Aim: Exactly as written, write out the lines below from the first to the one containing "curve: log I vs q", inclusive. Pictures do not belong in the copy.

(Dataset excerpt)
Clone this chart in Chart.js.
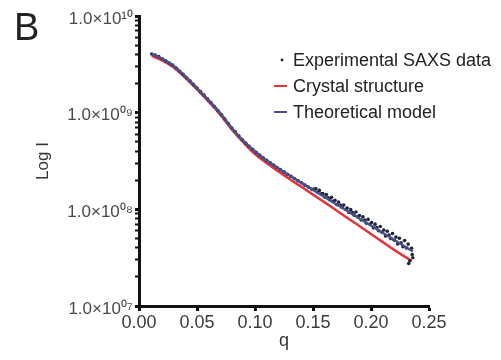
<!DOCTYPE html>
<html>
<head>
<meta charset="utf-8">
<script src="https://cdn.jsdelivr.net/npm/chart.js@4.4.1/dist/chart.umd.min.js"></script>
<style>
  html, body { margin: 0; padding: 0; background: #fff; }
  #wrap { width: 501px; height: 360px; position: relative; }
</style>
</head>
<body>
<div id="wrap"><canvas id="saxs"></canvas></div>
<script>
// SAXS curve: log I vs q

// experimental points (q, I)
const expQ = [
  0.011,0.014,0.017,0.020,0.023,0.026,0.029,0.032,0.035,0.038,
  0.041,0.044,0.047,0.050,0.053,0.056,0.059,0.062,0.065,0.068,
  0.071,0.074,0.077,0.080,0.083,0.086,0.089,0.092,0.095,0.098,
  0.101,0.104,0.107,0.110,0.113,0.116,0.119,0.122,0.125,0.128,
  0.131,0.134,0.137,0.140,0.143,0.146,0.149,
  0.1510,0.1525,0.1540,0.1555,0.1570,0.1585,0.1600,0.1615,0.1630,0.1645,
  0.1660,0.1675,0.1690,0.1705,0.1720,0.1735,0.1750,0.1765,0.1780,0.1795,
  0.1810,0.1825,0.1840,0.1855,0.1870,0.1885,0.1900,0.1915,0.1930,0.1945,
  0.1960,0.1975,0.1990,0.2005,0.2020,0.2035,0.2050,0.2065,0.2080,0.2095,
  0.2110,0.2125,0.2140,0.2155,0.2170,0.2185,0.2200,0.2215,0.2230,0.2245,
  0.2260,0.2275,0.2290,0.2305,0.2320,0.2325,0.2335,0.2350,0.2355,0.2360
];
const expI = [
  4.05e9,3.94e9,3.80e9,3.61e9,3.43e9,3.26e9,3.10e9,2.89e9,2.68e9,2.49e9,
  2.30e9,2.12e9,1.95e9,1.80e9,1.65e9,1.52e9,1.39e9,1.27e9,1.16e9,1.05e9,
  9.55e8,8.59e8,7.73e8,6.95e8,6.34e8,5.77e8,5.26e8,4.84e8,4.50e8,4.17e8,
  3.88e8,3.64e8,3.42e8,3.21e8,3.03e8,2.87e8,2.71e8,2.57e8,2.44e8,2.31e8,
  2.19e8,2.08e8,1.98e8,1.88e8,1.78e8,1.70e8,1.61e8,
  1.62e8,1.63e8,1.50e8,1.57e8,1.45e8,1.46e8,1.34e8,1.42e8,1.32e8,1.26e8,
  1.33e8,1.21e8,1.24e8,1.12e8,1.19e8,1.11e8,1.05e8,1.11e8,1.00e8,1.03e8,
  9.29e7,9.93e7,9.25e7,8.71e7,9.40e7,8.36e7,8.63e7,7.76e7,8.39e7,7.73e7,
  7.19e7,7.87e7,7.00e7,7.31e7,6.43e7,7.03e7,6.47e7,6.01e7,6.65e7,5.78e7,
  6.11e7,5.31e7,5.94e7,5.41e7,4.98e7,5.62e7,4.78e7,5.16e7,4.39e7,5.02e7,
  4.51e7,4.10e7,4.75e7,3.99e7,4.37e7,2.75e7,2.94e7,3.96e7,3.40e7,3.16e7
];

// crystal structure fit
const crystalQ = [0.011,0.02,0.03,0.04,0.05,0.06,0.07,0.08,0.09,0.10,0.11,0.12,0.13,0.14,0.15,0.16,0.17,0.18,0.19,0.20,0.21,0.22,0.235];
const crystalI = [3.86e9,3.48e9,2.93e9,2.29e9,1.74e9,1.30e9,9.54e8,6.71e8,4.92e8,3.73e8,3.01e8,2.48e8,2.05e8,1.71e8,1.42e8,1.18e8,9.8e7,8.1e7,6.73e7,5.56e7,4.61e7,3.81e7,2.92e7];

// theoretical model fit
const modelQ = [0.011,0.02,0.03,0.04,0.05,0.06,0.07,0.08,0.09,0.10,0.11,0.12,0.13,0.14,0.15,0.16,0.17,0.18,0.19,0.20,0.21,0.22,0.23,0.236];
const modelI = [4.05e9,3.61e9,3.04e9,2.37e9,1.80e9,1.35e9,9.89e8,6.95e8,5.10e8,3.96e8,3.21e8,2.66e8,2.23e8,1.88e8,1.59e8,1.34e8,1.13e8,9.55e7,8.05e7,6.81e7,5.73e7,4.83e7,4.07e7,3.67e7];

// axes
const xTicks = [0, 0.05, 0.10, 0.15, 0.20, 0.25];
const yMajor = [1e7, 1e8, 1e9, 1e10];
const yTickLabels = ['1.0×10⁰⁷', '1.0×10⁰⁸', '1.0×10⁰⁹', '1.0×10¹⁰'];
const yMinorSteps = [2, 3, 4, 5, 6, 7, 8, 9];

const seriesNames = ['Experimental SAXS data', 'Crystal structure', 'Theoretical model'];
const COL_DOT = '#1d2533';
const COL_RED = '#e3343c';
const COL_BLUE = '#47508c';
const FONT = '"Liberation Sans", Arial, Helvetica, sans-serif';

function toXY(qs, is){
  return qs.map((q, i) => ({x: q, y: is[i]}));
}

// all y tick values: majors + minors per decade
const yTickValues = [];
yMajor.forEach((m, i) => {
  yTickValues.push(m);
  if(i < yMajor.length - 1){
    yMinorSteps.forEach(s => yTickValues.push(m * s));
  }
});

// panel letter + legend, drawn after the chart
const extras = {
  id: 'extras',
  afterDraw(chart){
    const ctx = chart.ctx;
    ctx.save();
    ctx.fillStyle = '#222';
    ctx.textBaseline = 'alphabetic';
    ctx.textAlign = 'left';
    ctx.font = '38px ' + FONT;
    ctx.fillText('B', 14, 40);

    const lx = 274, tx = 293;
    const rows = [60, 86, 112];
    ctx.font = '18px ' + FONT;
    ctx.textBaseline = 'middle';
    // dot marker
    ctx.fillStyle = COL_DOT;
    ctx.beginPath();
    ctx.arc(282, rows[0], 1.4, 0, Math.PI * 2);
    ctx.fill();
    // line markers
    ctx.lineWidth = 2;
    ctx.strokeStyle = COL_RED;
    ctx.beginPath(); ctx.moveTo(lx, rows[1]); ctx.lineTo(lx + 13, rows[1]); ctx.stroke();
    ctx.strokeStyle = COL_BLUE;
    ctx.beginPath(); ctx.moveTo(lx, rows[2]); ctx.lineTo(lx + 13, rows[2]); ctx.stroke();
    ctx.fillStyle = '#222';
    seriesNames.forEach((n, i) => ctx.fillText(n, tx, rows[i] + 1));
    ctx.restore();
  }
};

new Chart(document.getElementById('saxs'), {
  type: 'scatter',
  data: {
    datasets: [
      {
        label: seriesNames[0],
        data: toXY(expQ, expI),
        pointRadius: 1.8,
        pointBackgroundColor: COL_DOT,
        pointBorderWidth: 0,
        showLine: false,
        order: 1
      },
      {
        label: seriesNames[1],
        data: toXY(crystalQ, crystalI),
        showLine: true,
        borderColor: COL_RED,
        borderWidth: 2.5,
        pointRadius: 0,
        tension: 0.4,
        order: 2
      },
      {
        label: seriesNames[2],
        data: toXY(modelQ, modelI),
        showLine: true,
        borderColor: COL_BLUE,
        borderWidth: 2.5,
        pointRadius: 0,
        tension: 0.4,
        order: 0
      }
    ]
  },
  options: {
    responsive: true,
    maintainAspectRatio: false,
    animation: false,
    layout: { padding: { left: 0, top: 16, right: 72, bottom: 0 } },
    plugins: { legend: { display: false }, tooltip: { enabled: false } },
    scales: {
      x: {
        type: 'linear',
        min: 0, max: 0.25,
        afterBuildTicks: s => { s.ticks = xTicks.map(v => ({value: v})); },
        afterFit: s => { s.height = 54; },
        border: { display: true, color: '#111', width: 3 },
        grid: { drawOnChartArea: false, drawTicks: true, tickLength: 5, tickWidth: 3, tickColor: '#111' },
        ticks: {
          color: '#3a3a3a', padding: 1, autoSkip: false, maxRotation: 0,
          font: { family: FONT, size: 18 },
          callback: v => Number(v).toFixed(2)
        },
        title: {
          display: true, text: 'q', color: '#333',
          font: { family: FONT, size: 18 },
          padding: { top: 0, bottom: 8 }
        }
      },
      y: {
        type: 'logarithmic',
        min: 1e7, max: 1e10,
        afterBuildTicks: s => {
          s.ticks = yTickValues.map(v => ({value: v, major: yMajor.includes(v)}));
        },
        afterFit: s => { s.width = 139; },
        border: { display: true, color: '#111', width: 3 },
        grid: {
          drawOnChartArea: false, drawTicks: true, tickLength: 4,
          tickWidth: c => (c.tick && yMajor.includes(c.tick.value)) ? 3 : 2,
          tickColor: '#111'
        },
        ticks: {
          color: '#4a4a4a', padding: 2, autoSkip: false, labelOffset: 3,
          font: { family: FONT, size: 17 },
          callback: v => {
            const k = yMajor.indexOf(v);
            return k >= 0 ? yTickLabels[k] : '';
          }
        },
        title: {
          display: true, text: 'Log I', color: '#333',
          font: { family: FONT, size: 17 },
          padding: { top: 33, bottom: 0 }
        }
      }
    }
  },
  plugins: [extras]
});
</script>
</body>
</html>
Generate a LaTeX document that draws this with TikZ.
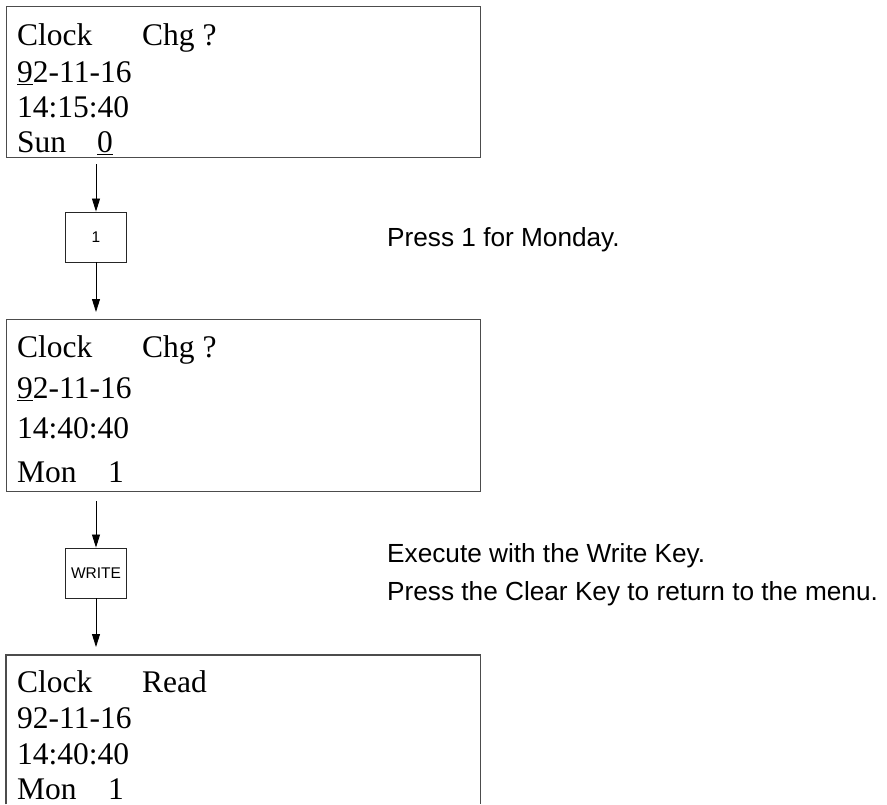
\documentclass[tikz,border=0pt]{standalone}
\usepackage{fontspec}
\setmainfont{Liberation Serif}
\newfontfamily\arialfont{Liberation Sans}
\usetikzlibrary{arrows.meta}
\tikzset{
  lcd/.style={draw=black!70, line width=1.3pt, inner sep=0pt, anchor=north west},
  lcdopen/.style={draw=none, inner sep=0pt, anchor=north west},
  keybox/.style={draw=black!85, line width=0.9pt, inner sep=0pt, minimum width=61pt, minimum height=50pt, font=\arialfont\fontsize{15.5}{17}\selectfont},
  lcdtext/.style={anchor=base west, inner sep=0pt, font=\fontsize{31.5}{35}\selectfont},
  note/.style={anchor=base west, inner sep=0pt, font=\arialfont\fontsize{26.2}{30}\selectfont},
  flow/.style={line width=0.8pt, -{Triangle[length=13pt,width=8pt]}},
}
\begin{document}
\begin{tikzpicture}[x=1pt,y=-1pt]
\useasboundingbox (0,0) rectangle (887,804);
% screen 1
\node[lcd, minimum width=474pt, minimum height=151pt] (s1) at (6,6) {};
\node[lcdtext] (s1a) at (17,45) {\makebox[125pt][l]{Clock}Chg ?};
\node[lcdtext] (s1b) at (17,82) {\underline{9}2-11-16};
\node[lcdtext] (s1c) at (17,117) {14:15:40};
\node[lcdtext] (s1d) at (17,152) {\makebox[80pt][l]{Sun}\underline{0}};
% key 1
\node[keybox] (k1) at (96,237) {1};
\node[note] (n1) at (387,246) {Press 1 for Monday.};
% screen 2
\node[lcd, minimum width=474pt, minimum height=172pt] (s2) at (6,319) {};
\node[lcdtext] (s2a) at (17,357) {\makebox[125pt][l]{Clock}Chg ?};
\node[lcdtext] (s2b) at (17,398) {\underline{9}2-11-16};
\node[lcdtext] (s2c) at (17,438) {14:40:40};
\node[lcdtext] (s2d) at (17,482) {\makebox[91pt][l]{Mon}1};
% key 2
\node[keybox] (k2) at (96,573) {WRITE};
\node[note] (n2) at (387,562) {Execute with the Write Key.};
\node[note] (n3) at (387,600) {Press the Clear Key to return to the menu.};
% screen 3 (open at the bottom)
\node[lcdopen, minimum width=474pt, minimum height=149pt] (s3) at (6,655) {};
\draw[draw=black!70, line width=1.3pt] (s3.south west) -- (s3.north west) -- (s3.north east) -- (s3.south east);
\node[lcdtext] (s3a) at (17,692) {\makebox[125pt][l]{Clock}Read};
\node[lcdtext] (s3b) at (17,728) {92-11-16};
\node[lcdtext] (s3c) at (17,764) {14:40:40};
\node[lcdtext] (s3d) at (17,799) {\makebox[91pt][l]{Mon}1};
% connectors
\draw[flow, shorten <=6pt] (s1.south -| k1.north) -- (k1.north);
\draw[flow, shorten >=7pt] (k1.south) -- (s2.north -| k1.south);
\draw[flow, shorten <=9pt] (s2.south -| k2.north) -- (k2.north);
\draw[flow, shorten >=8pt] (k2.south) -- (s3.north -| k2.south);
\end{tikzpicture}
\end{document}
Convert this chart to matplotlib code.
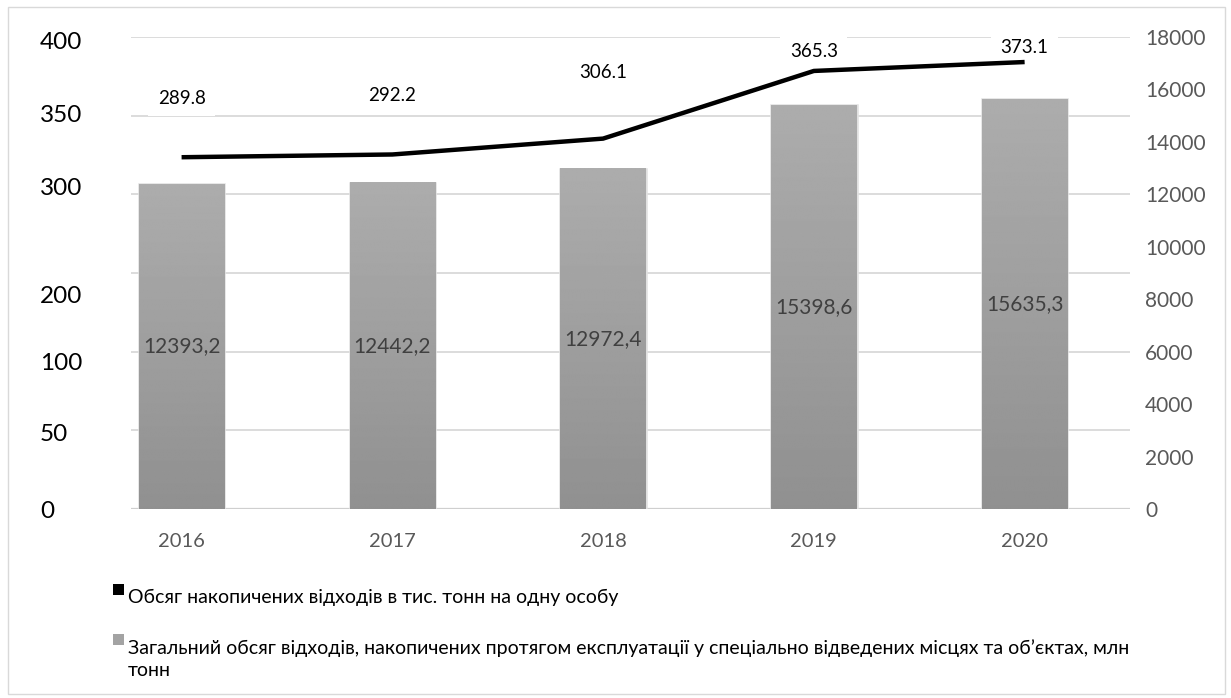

Solution for this problem:
Clone this chart in Chart.js.
<!DOCTYPE html>
<html>
<head>
<meta charset="utf-8">
<script src="https://cdn.jsdelivr.net/npm/chart.js@4.4.1/dist/chart.umd.min.js"></script>
<style>
  html, body { margin: 0; padding: 0; background: #fff; }
  #wrap { width: 501px; height: 360px; position: relative; }
</style>
</head>
<body>
<div id="wrap"><canvas id="saxs"></canvas></div>
<script>
// SAXS curve: log I vs q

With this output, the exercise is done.